Update on 20th November 2013 - there has been this very useful perspective from a knowledgeable source:
Software Systems at Hospira
Raj, I apologize for being negligent to the
details of your setup, but I just want to notice (again) couple things:
Cassandra under Windows is the same as an elephant in a bird cage,
Cassandra is designed for horizontal scalability with fault-tolerance
(no single point of failure), Cassandra is designed to run on multiple
nodes (three is a recommended minimum), Cassandra is optimized for
writes, reads are OK, and it does relatively poor job at updates. If the
goal is simplicity and single machine performance, then MongoDB is a
better choice for persistent storage (depending on use case, it can be
up to 30 times faster than MySQL, for example). So, if you are building a
backend system for massive eventually consistent highly available
datastore running on Linux, Cassandra is a good choice. If you are
trying a PC-format application, Cassandra is not good fit. Pretty
simple. On a different note, you may also try SciDB (especially, if your
target development is on Java).
With respect to MongoDB, I am not a big fan of JSON (or BSON for that matter) and it feels like XML in another form. In the world of Google protocol buffers and Coherence PortableObject's - this seems a bit archaic.

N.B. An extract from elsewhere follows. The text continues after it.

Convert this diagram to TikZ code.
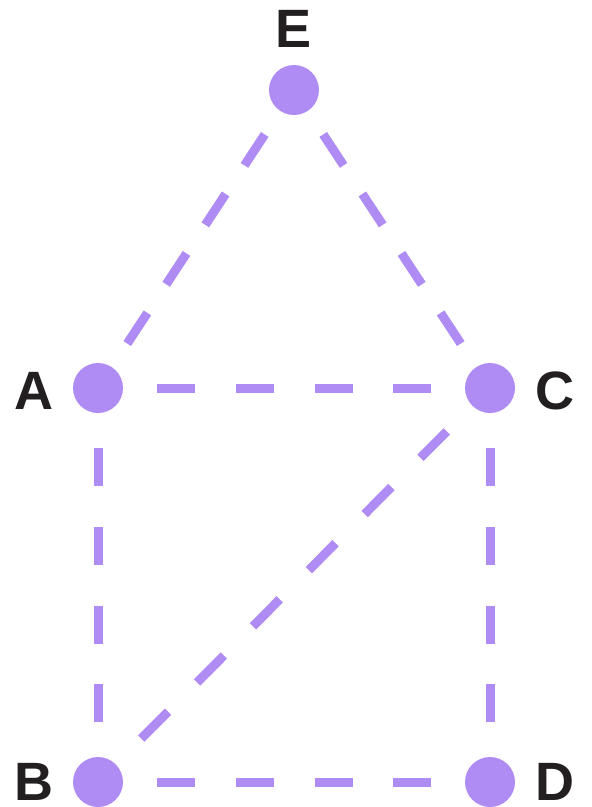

Hazelcast pleasantly surprised me. I think the product has matured well. Whether its at the same industrial strength as to compete with Coherence, I do not know at this point in time. But its certainly one of those that I am going to keep a close watch on.
Terracotta was also a pleasant surprise and seemed to deliver much more than I expected (maybe my expectations were too low). However I hate the XML based config and the need to define searchable attributes 'a priori'
I shall not opine on Coherence because of my inherent bias towards it. For use cases where the cache is used for simple puts and gets and data is stored not as objects but in some flattened text based structure, using Coherence is like buying a F12Berlinetta to do the supermarket shopping. It will do the job but you will be perceived as a poser or an idiot (or both).
MongoDB scores high in the ease of use stakes, as does Hazelcast. Coherence would be easy for someone familiar with its nuances but from a out-of-the-box perspective, perhaps not.
Coherence (particularly using CQL) and Hazelcast scored quite high for me in the ease of querying and retrieval. The semantics seemed natural, no pre-configurations were required, but most importantly the queries worked off the serialized object. For simpler use cases Hazelcast seems a logical option.
Again, I think Coherence and Hazelcast scored well in my book on this. MongoDB is a decent contender but I think the fact that attributes that needed to be searched upon have to be registered within the document is a limitation I do not like (I haven't explored it deep enough to know otherwise, but then I haven't done this for others too). I can see a plethora of application for which MongoDB would be suitable but I would like to reserve my judgement for this particular one, at the moment
Finally, before you decide that my opinions do not match with your experience of a particular product and you decide to launch off a big flame in my direction, this exercise is not an in-depth study (I just do not have the time for that) that intimately explores all the intricacies of each product. Its just a "first glance" opinion. If you have something to share please feel free to leave me with your thoughts and experience, positive or negative.
This is part comparison and part tutorial and I hope it has helped in some small way.